EXERCISE: In the lines below, output everything from the first line through the line containing "var blockEnd = 900;" exactly as it is. Pictures are not part of the output.

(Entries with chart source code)

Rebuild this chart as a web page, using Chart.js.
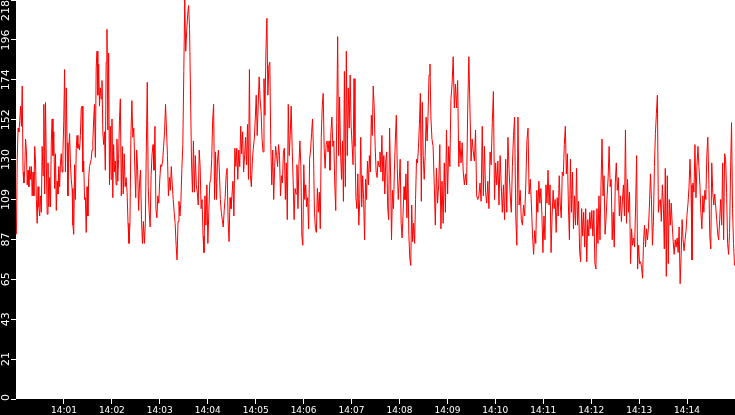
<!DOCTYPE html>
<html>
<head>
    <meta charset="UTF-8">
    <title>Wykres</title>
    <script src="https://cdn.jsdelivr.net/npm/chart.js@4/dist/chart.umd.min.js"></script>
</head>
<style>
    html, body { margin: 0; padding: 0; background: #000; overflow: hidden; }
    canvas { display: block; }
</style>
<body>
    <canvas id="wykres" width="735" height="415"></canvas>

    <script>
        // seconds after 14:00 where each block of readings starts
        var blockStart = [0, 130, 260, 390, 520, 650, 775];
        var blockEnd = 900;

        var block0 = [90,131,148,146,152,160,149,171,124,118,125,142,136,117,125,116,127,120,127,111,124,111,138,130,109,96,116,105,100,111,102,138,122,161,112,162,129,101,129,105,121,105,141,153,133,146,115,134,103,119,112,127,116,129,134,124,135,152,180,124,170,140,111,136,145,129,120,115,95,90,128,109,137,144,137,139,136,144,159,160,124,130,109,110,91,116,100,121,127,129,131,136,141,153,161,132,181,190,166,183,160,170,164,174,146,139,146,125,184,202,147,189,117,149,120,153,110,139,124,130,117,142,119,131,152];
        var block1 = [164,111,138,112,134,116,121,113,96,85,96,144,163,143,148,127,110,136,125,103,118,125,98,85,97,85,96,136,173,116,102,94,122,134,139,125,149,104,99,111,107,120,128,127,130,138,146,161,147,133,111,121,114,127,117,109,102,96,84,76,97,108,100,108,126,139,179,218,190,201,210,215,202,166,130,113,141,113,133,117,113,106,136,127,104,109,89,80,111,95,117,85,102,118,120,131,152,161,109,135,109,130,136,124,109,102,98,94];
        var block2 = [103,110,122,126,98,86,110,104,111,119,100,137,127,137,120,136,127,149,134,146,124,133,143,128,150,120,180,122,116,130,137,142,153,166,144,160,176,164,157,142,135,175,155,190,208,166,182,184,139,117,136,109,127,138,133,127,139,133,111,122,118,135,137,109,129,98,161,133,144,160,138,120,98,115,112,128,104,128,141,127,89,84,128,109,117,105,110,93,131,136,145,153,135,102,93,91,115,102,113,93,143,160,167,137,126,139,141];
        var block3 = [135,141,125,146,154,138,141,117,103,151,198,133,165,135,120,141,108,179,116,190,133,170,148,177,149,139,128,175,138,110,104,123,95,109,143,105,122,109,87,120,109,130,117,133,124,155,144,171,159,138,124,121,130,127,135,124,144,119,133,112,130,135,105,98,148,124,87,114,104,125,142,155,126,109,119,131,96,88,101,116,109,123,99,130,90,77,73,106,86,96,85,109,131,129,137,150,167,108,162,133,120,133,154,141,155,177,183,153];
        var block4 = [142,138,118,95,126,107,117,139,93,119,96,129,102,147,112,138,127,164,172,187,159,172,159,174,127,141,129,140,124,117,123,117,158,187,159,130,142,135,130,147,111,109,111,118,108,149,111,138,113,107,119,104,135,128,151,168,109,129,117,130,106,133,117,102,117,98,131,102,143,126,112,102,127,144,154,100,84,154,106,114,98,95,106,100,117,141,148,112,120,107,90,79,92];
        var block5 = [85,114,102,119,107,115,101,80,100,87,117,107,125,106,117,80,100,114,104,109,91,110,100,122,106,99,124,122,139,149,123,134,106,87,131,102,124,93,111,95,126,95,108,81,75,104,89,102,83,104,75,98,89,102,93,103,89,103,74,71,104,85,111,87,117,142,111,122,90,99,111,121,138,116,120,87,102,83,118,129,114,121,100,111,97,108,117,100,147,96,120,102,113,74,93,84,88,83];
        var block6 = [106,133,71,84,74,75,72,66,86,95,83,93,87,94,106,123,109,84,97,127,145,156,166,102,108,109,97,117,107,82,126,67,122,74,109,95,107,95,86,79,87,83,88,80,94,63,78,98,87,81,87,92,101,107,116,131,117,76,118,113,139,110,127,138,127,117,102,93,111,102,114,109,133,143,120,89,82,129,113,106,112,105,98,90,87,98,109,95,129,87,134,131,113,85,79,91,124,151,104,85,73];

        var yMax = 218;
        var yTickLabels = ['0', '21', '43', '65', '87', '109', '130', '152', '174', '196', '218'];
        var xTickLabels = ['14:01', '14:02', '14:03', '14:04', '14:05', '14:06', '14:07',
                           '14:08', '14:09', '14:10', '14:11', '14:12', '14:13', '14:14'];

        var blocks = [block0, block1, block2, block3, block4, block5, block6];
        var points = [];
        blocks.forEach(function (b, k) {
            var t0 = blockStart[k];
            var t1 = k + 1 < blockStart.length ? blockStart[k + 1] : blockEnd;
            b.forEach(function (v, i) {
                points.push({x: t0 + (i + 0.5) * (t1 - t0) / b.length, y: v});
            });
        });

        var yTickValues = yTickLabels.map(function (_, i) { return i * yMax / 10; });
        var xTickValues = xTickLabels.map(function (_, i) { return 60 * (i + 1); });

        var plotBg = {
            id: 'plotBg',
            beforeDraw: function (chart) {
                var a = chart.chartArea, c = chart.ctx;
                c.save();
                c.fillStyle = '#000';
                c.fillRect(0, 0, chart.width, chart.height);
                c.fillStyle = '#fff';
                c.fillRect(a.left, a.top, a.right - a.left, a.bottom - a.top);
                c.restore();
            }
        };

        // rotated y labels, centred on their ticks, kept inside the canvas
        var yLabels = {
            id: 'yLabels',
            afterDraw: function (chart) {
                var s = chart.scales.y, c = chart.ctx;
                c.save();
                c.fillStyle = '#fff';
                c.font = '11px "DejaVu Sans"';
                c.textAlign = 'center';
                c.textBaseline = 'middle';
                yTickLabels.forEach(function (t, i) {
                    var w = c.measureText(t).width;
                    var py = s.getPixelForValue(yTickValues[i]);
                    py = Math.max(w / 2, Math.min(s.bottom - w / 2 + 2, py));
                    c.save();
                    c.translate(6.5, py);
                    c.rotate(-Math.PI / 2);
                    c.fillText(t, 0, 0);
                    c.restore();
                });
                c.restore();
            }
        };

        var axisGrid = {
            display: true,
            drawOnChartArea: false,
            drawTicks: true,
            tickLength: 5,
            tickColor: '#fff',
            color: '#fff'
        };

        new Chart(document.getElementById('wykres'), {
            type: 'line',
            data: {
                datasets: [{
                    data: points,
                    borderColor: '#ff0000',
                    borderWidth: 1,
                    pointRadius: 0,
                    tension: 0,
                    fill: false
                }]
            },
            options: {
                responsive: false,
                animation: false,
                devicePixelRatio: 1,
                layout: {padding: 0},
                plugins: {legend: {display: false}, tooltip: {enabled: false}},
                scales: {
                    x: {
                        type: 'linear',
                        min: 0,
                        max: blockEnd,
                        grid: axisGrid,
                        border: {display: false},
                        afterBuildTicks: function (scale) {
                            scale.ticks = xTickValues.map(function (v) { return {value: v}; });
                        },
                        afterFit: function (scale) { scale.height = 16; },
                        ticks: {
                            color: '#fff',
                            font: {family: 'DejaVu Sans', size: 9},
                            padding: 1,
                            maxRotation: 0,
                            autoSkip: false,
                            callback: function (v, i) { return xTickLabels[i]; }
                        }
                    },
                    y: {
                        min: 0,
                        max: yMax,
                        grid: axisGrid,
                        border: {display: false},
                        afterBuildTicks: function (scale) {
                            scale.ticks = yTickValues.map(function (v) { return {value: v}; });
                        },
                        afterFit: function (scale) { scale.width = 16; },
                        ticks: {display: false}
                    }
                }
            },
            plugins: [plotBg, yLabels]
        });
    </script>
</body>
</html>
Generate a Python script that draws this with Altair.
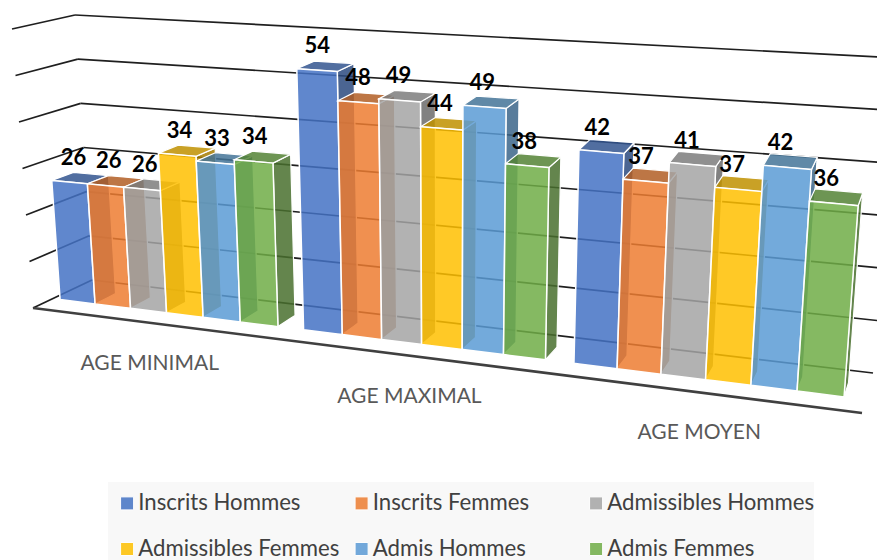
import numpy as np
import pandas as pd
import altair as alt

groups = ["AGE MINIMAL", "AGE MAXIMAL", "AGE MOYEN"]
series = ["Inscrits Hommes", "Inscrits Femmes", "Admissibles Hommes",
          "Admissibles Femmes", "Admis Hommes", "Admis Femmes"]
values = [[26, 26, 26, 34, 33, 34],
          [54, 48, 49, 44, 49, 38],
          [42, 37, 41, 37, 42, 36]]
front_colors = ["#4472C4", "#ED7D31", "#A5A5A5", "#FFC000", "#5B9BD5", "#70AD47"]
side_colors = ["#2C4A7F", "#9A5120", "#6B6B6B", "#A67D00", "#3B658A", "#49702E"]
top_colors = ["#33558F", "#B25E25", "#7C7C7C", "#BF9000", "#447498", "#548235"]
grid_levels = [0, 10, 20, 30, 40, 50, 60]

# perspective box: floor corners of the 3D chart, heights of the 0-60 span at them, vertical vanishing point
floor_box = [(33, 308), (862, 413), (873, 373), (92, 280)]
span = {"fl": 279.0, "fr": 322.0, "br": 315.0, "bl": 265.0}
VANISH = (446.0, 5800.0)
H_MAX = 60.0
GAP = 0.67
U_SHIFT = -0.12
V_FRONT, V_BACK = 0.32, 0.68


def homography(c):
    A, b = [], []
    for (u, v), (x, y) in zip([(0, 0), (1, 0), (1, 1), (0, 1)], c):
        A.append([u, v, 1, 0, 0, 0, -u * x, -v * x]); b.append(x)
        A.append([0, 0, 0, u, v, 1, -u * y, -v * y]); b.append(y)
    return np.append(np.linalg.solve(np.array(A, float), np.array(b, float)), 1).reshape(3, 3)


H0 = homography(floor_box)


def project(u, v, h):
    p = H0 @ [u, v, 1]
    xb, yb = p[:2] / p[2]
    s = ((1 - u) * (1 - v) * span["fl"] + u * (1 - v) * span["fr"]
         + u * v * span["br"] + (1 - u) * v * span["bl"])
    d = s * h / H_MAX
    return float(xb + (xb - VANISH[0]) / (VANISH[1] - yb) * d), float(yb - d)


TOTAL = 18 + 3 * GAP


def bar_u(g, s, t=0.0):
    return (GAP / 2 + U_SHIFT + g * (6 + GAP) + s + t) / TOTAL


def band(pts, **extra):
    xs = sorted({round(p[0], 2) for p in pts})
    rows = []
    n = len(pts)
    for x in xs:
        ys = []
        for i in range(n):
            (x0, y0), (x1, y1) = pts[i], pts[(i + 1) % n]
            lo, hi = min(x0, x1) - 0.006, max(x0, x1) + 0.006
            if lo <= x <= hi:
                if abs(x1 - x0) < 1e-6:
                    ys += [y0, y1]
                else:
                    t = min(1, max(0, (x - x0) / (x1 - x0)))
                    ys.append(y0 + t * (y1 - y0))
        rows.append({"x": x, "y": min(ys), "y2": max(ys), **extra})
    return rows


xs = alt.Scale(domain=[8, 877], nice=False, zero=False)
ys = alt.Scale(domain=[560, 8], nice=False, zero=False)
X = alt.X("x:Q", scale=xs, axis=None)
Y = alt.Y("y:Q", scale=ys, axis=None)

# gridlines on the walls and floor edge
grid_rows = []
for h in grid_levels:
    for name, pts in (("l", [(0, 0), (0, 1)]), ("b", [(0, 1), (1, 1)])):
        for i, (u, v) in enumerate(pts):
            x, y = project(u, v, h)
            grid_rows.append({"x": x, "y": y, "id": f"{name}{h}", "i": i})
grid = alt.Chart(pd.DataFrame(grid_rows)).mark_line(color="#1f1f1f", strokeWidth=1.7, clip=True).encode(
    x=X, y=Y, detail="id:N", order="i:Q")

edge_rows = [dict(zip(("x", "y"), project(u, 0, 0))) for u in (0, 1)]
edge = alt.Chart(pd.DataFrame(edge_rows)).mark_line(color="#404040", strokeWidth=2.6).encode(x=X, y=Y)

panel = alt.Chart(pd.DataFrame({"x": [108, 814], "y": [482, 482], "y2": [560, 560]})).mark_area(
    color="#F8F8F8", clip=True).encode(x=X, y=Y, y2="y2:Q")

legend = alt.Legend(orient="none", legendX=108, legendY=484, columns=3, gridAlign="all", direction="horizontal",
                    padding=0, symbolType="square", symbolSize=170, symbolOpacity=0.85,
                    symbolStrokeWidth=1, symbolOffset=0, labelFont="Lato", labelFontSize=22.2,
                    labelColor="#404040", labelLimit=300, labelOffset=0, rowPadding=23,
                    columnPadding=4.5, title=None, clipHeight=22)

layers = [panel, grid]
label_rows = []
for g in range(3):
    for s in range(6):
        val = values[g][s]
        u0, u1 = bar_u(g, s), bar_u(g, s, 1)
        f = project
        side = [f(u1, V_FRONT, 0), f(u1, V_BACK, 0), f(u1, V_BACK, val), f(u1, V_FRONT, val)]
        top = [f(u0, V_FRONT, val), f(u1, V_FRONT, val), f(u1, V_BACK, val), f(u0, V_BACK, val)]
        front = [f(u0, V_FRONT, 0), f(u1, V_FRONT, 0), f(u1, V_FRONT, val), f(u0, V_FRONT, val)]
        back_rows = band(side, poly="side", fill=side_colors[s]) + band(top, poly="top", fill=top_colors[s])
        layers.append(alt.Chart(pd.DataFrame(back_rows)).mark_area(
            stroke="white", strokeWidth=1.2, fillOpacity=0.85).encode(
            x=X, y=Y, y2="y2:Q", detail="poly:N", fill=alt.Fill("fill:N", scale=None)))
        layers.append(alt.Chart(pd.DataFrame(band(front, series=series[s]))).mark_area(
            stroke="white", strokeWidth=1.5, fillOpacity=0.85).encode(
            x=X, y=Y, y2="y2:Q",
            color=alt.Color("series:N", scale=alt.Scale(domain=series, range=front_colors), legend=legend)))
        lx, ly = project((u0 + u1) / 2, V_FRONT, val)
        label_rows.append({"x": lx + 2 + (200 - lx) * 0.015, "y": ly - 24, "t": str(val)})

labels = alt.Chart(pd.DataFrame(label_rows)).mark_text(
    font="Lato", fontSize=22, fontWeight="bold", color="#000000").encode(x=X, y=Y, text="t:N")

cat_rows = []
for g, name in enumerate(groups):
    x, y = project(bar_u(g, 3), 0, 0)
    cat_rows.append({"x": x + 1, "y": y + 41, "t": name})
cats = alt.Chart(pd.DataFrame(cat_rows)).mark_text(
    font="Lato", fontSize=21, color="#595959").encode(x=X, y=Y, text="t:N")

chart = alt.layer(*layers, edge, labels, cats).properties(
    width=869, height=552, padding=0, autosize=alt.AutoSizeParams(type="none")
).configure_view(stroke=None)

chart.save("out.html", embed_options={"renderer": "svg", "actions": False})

WRITTEN REPLY:
Rebuild this chart as a web page, using Chart.js.
<!DOCTYPE html>
<html>
<head>
    <meta charset="UTF-8">
    <title>Wykres</title>
    <script src="https://cdn.jsdelivr.net/npm/chart.js@4/dist/chart.umd.min.js"></script>
</head>
<style>
    html, body { margin: 0; padding: 0; background: #000; overflow: hidden; }
    canvas { display: block; }
</style>
<body>
    <canvas id="wykres" width="735" height="415"></canvas>

    <script>
        // seconds after 14:00 where each block of readings starts
        var blockStart = [0, 130, 260, 390, 520, 650, 775];
        var blockEnd = 900;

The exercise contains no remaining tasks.